The outcome is a position with more total premium collected and a structure you are still comfortable owning. You have increased the annualized return on that slice of capital without turning the trade into something you would not open from scratch.
When Rolling Is Just Paperwork
Most bad rolls live in this category.
The pattern is familiar: the stock has moved against the position, the option is deep in the money, and the unrealized loss is uncomfortable to look at. Instead of accepting the outcome, assignment, a realized loss, or a reset of the thesis, the trader rolls out the position to a later date at roughly the same strike, often for little or no net credit.

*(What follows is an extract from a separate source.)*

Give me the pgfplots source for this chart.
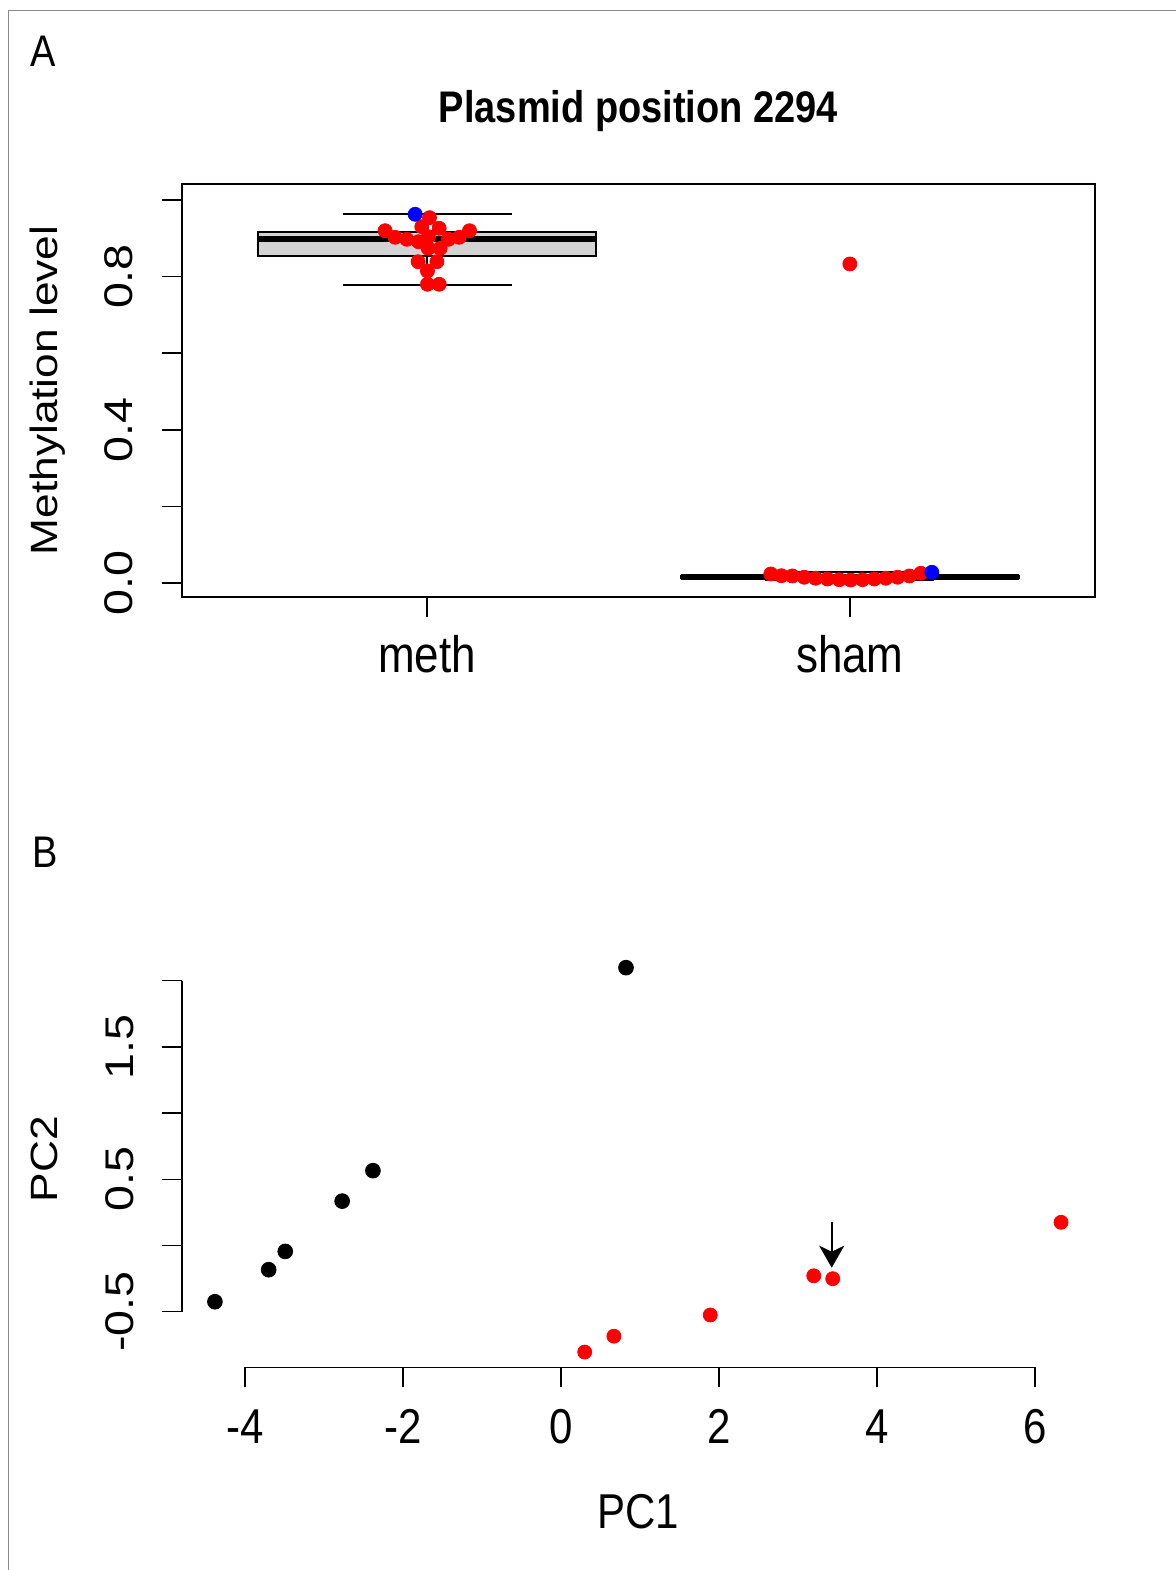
\documentclass[border=0pt]{standalone}
\usepackage{fontspec}
\setmainfont{Liberation Sans}
\usepackage{pgfplots}
\pgfplotsset{compat=1.18}
\usepgfplotslibrary{statistics}
\usetikzlibrary{arrows.meta}
\definecolor{rlightgray}{HTML}{D3D3D3}
\definecolor{framegray}{HTML}{8A8A8A}
\newcommand{\tfont}{\fontsize{20bp}{24bp}\selectfont}
\newcommand{\afont}{\fontsize{22bp}{26bp}\selectfont}
\newcommand{\bfont}{\fontsize{21bp}{25bp}\selectfont}
\newcommand{\lfont}{\fontsize{19bp}{23bp}\selectfont}
\begin{document}
\begin{tikzpicture}
\useasboundingbox (0,0) rectangle (588bp,785bp);
% outer frame (top and left edges visible)
\draw[framegray, line width=0.75bp] (4.15bp,-1bp) -- (4.15bp,779.65bp) -- (589bp,779.65bp);
\node[anchor=base west, inner sep=0pt, yscale=1.165, font=\lfont] at (15bp,751.5bp) {A};
\node[anchor=base west, inner sep=0pt, yscale=1.165, font=\lfont] at (16bp,351bp) {B};

% ---------------- Panel A ----------------
\begin{axis}[
  at={(91bp,486.5bp)}, anchor=south west, scale only axis,
  width=456.5bp, height=206.5bp,
  xmin=0.42, xmax=2.58, ymin=-0.0366, ymax=1.0418,
  clip=false,
  axis line style={line width=0.75bp, black},
  tick style={line width=0.75bp, black}, tick align=outside, major tick length=10bp,
  xtick={1,2}, xticklabels={meth,sham},
  ytick={0,0.2,0.4,0.6,0.8,1.0}, yticklabels={0.0,,0.4,,0.8,},
  xtick pos=bottom, ytick pos=left,
  xticklabel style={anchor=base, inner sep=0pt, yshift=-28bp, yscale=1.165, font=\afont},
  yticklabel style={anchor=base, inner sep=0pt, xshift=-14.5bp, rotate=90, xscale=1.165, font=\tfont},
  ylabel={Methylation level},
  every axis y label/.style={at={(axis description cs:-0.1369,0.5)}, rotate=90, anchor=base, inner sep=0pt, xscale=1.165, font=\lfont},
  title={\bfseries Plasmid position 2294},
  every axis title/.style={at={(axis description cs:0.5,1.1477)}, anchor=base, inner sep=0pt, yscale=1.165, font=\lfont},
  boxplot/draw direction=y,
  boxplot/every median/.style={line width=3bp},
]
\addplot[boxplot prepared={draw position=1, median=0.898, upper quartile=0.9165, lower quartile=0.854, upper whisker=0.963, lower whisker=0.778, box extend=0.8, whisker extend=0.4}, draw=black, fill=rlightgray, line width=0.75bp, mark=none] coordinates {};
\addplot[boxplot prepared={draw position=2, median=0.016, upper quartile=0.019, lower quartile=0.013, upper whisker=0.028, lower whisker=0.008, box extend=0.8, whisker extend=0.4}, draw=black, fill=rlightgray, line width=0.75bp, mark=none] coordinates {};
% meth samples (red)
\addplot[only marks, mark=*, mark size=3.5bp, color=red, mark options={draw=red, fill=red}] coordinates {
(1.0055,0.9538) (0.9005,0.9198) (1.1002,0.9198) (0.9874,0.9303) (1.0284,0.9261)
(0.9242,0.9026) (0.9519,0.8974) (0.9794,0.8911) (1.0031,0.9042) (1.0505,0.8974)
(1.0758,0.9026) (1.0024,0.8739) (1.0308,0.8739) (0.9787,0.8389) (1.0230,0.8389)
(1.0007,0.8146) (1.0007,0.7799) (1.0284,0.7799)
};
% sham samples (red)
\addplot[only marks, mark=*, mark size=3.5bp, color=red, mark options={draw=red, fill=red}] coordinates {
(1.813,0.0235) (1.838,0.0190) (1.864,0.0183) (1.892,0.0149) (1.919,0.0123)
(1.947,0.0104) (1.975,0.0086) (2.002,0.0078) (2.030,0.0086) (2.058,0.0104)
(2.085,0.0123) (2.113,0.0149) (2.141,0.0183) (2.168,0.0253) (2.000,0.833)
};
% highlighted samples (blue)
\addplot[only marks, mark=*, mark size=3.5bp, color=blue, mark options={draw=blue, fill=blue}] coordinates {
(0.9716,0.9627) (2.194,0.0279)
};
\end{axis}

% ---------------- Panel B ----------------
\begin{axis}[
  at={(91bp,101.35bp)}, anchor=south west, scale only axis,
  width=456.5bp, height=208.35bp,
  xmin=-4.797, xmax=6.76, ymin=-0.92, ymax=2.227,
  clip=false,
  axis x line*=bottom, axis y line*=left,
  axis line style={draw=none},
  tick style={line width=0.75bp, black}, tick align=outside, major tick length=10bp,
  xtick={-4,-2,0,2,4,6}, xticklabels={-4,-2,0,2,4,6},
  ytick={-0.5,0,0.5,1.0,1.5,2.0}, yticklabels={-0.5,,0.5,,1.5,},
  xticklabel style={anchor=base, inner sep=0pt, yshift=-28.3bp, yscale=1.165, font=\bfont},
  yticklabel style={anchor=base, inner sep=0pt, xshift=-14.5bp, rotate=90, xscale=1.165, font=\tfont},
  xlabel={PC1}, ylabel={PC2},
  every axis x label/.style={at={(axis description cs:0.5,-0.387)}, anchor=base, inner sep=0pt, yscale=1.165, font=\bfont},
  every axis y label/.style={at={(axis description cs:-0.1369,0.5)}, rotate=90, anchor=base, inner sep=0pt, xscale=1.165, font=\lfont},
]
\draw[line width=0.75bp, black] (axis cs:-4,-0.92) -- (axis cs:6,-0.92);
\draw[line width=0.75bp, black] (axis cs:-4.797,-0.5) -- (axis cs:-4.797,2.0);
\addplot[only marks, mark=*, mark size=3.7bp, color=black, mark options={draw=black, fill=black}] coordinates {
(-4.38,-0.425) (-3.70,-0.183) (-3.49,-0.045) (-2.77,0.335) (-2.38,0.565) (0.823,2.098)
};
\addplot[only marks, mark=*, mark size=3.5bp, color=red, mark options={draw=red, fill=red}] coordinates {
(0.30,-0.805) (0.67,-0.685) (1.89,-0.525) (3.20,-0.229) (3.44,-0.251) (6.33,0.175)
};
\draw[line width=1bp, -{Stealth[length=11bp, width=12.5bp, inset=3bp]}] (axis cs:3.427,0.18) -- (axis cs:3.427,-0.168);
\end{axis}
\end{tikzpicture}
\end{document}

Nothing meaningful has changed. The same risk remains, just with a new expiration. The roll converts a defined loss into an open-ended commitment, which can drag on for weeks or months while tying up capital that could have been redeployed into cleaner setups.
A quick checklist for paperwork rolls:
- There is no net credit, or the credit is negligible.
- The new strike does not improve the risk-reward profile.
- The reason for rolling is discomfort, not an updated thesis.
- The capital remains locked in a position you would not enter fresh today.
If you would not open the new position as a standalone trade, at that strike, with that expiration, for that credit, you probably should not roll into it.
A Simple Rule Before You Roll
Before executing any roll, write down the new trade as if it were a fresh entry: underlying, strike, expiration, total premium collected so far, and what outcome would count as acceptable.
Then ask one question: if I did not already have a position in this stock, would I be happy to open this new trade today on its own terms?
If the answer is yes and the roll produces a meaningful net credit with better structure, it is probably a legitimate adjustment. If the answer is no, the roll is likely just postponing a decision you already know you need to make.
The Wheel is built around clear, repeatable outcomes. Rolling belongs in that framework only when it preserves that clarity, not when it hides it.